Last month before the Eid, my husband and I were returning home from a dinner. We had to take a rickshaw, because it was late and no other means of transport was available. After a while the elderly rickshaw puller said that his home at a slum in Muhammadpur had caught fire a few days ago and that his daughter had no clothes to wear, because everything in his place was burned.

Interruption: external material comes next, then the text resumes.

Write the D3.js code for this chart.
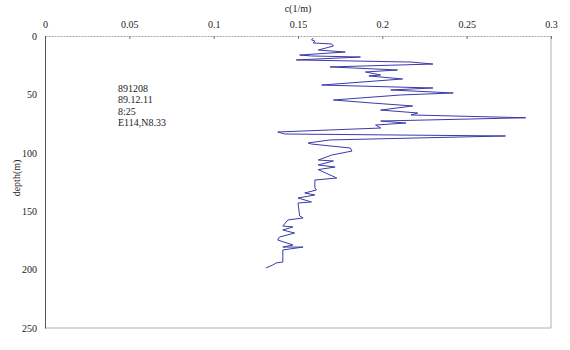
<!DOCTYPE html>
<html>
<head>
<meta charset="utf-8">
<script src="https://cdn.jsdelivr.net/npm/d3@7"></script>
<style>
    body { margin: 0; background: #fff; }
    text { font-family: "Liberation Serif", serif; font-size: 10px; fill: #222; }
</style>
</head>
<body>
<div id="chart"></div>
<script>
// c (1/m) profile against depth
const depths = [1.7, 3.4, 4.3, 6.0, 6.8, 8.6, 12.0, 13.7, 16.3, 17.1, 18.0, 20.5, 22.3, 24.0,
    26.5, 29.1, 30.8, 33.4, 34.2, 36.8, 42.0, 44.5, 46.2, 48.8, 50.5, 54.8, 57.4, 59.9,
    63.4, 65.9, 67.6, 70.0, 72.8, 74.5, 76.2, 78.8, 80.5, 82.2, 83.9, 85.6, 89.0, 91.6,
    92.5, 95.9, 98.5, 101.9, 106.2, 107.0, 110.4, 112.2, 114.4, 121.6, 123.3, 130.1,
    131.8, 134.4, 136.1, 138.7, 142.1, 143.0, 154.1, 155.8, 157.5, 162.7, 163.5, 166.1,
    168.7, 172.1, 174.7, 178.9, 180.7, 180.7, 183.2, 189.2, 193.5, 194.3, 196.1, 198.6];
const cValues = [0.159, 0.158, 0.160, 0.159, 0.170, 0.171, 0.162, 0.178, 0.151, 0.158, 0.187, 0.149, 0.217, 0.230,
    0.169, 0.209, 0.190, 0.199, 0.192, 0.212, 0.164, 0.230, 0.205, 0.242, 0.211, 0.171, 0.194, 0.218,
    0.199, 0.221, 0.217, 0.285, 0.199, 0.214, 0.196, 0.199, 0.168, 0.138, 0.142, 0.273, 0.169, 0.156,
    0.158, 0.181, 0.182, 0.170, 0.162, 0.171, 0.162, 0.172, 0.162, 0.173, 0.160, 0.160,
    0.161, 0.154, 0.160, 0.150, 0.158, 0.150, 0.151, 0.153, 0.144, 0.141, 0.147, 0.141,
    0.148, 0.139, 0.138, 0.147, 0.141, 0.153, 0.141, 0.141, 0.141, 0.137, 0.135, 0.131];

const xTicks = [0, 0.05, 0.1, 0.15, 0.2, 0.25, 0.3];
const yTicks = [0, 50, 100, 150, 200, 250];
const noteLines = ["891208", "89.12.11", "8:25", "E114,N8.33"];

const data = depths.map((d, i) => ({depth: d, c: cValues[i]}));

const width = 570, height = 350;
const margin = {top: 36, right: 19, bottom: 22, left: 45};
const plotWidth = width - margin.left - margin.right;
const plotHeight = height - margin.top - margin.bottom;

const svg = d3.select("#chart").append("svg")
    .attr("width", width)
    .attr("height", height);

const g = svg.append("g")
    .attr("transform", `translate(${margin.left}, ${margin.top})`);

const x = d3.scaleLinear().domain([0, 0.3]).range([0, plotWidth]);
const y = d3.scaleLinear().domain([0, 250]).range([0, plotHeight]);

// frame: right and bottom in light grey
g.append("line")
    .attr("x1", plotWidth).attr("x2", plotWidth)
    .attr("y1", 0).attr("y2", plotHeight)
    .attr("stroke", "#b0b0b0");
g.append("line")
    .attr("x1", 0).attr("x2", plotWidth)
    .attr("y1", plotHeight).attr("y2", plotHeight)
    .attr("stroke", "#b0b0b0");

// top axis
const topAxis = g.append("g")
    .call(d3.axisTop(x).tickValues(xTicks).tickSizeInner(-3).tickSizeOuter(0).tickPadding(8)
        .tickFormat(d => d3.format("")(+d.toFixed(2))));
topAxis.select(".domain").attr("stroke", "#a8a8a8").attr("stroke-dasharray", "2,1");
topAxis.selectAll(".tick line").attr("stroke", "#777");
topAxis.selectAll("text").attr("font-family", null).attr("font-size", null);

// left axis
const leftAxis = g.append("g")
    .call(d3.axisLeft(y).tickValues(yTicks).tickSize(0).tickPadding(8));
leftAxis.select(".domain").attr("stroke", "#555");
leftAxis.selectAll("text").attr("font-family", null).attr("font-size", null);

// profile
g.append("path")
    .datum(data)
    .attr("fill", "none")
    .attr("stroke", "#3a3aa8")
    .attr("stroke-width", 1)
    .attr("d", d3.line()
        .x(d => x(d.c))
        .y(d => y(d.depth)));

// labels
svg.append("text")
    .attr("text-anchor", "middle")
    .attr("x", margin.left + plotWidth / 2)
    .attr("y", 12)
    .text("c(1/m)");

svg.append("text")
    .attr("text-anchor", "middle")
    .attr("transform", "rotate(-90)")
    .attr("x", -178)
    .attr("y", 20)
    .text("depth(m)");

svg.append("g")
    .selectAll("text")
    .data(noteLines)
    .enter()
    .append("text")
    .attr("x", 118)
    .attr("y", (d, i) => 92 + i * 11.3)
    .text(d => d);
</script>
</body>
</html>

I was sympathetic and gave him some extra money, and when I reached home, I told him to come the next day. When he showed up on the following day, I gave him some of my old dresses and some money. The man seemed extremely grateful and relieved as he left. I wonder why some hard working people have to beg for other people's old clothes while some others can maintain an unimaginably extravagant life in the same country.

Naznin Tithi
Muhammadpur, Dhaka


Yesterday I was going to Dhanmondi from Eskaton with my fiancée. As we turned onto Mirpur Road from Elephant Road, a traffic policeman signalled for us to stop and park on the side of the road. We were surprised because we had not been speeding and hadn't broken any traffic rules. He came up to our car wearing a nasty scowl and asked to see my fiancée's license and registration. He was referring to us as tumi and his tone was extremely rude. He refused to tell us why we were stopped and instead turned to me with a leer and said he had seen me before standing on the street at Katabon (implying I am a prostitute). This upset me quite a bit and I replied saying he must have seen me before as I am a journalist working for the Daily Star and have done a story with my team on police harassing civilians. I took out my press ID and recorder and asked him once again why he had stopped us. His tone changed immediately after this and with a sunny smile he said it was a random check and we had nothing to worry about and this time, he referred to me as “Madam.” I replied saying I had no idea traffic police left their duty to do random checks when there were check posts everywhere to do that job. He seemed flustered at this and made no reply. At this point, my fiancée lost his patience and let him know that he is related to a member of the parliament. Hearing this, the traffic policeman stood up straight, returned our paperwork, apologised and sent us on our way. It made me wonder for the millionth time (as this has happened before with other law enforcement officers), what would have happened had we been two people with no connections and nothing to protect us from this corrupt policeman who probably just wanted to intimidate us enough to extract a bribe. What a disgrace.